Adequate Margins of Resection for Rectal and Anal Cancers Can Be Achieved Through a Single-site Laparoscopic Approach

David B Stewart, MD, Evangelos Messaris, MDPhD. Penn State Hershey Medical Center

 

BACKGROUND: The adequacy of single-site laparoscopic (SSL) resections for malignancies involving the rectum and anus has not been thoroughly analyzed. The present study assesses the margins of resection for consecutive patients undergoing low anterior and abdominoperineal resections for anorectal malignancies.
METHODS: Consecutive rectal and anal cancer patients who underwent SSL by a single surgeon in a single institution from January 2011 through August 2011 were identified.
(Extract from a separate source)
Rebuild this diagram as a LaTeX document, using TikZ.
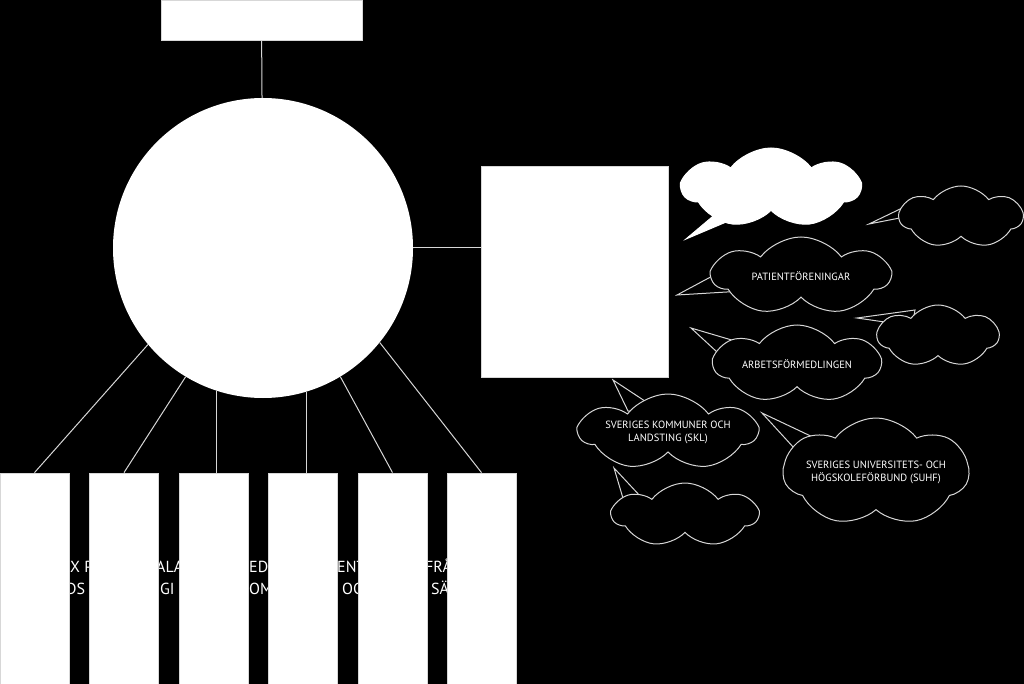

Patient demographics, the use of neoadjuvant therapy and operative details were collected, and complications were sought within 30-days of surgery. Pathology reports were also reviewed to assess both the radial and distal margins of resection as well as the pathologist’s evaluation of the mesorectum.
RESULTS: A total of 9 patients were identified, of whom 7 (77%) were diagnosed with rectal adenocarcinoma, one (11%) was diagnosed with adenocarcinoma of the anal canal, and one (11%) was diagnosed with anal melanoma. Six (66%) patients underwent neoadjuvant chemoradiation, and all but one rectal cancer was located      ≤ 8-cm from the anal verge as measured by rigid proctoscopy. Six (66%) patients underwent a low anterior resection of the rectum with a diverting loop ileostomy, and 3 (33%) patients underwent an abdominoperineal resection. Median patient age was 66 years (range: 44-83) and the median BMI was 30 (range: 24-38), with females comprising 57% of the cohort. Six (66%) patients had Stage III disease, while 3 (33%) patients had Stage IV disease and had undergone neoadjuvant chemotherapy and a previous resection of their hepatic or pulmonary metastases prior to proctectomy. Median operative time was 224 minutes (range: 170-294 minutes) and median estimated blood loss was 100 ml (range: 50-200 ml). There were no conversions to standard laparoscopy or laparotomy, and there were no 30-day complications, including mortality. All margins of resection were clear of tumor by histology. The majority of patients had T2 or T3 cancers (88%); median size of the cancer was 25-mm (range: 0-38 mm). A median of 16 lymph nodes were retrieved (range: 8-41), with 3 (33%) patients having mesorectal nodal involvement with cancer. The closest margin of resection was the radial margin (median: 15mm; range: 12-25mm), while all distal margins of resection were a minimum length of 2-cm (range: 2-8-cm). Intact mesorectal resections were achieved in each surgery.
CONCLUSIONS: Single-site laparoscopic resections for rectal and anal cancers can achieve adequate radial and distal margins of resection, even when operating in the distal pelvis and after preoperative radiotherapy. While SSL may potentially develop into a regularly utilized alternative to standard laparoscopy for rectal and anal cancers in the future, larger prospective studies are needed to validate oncologic outcomes for SSL.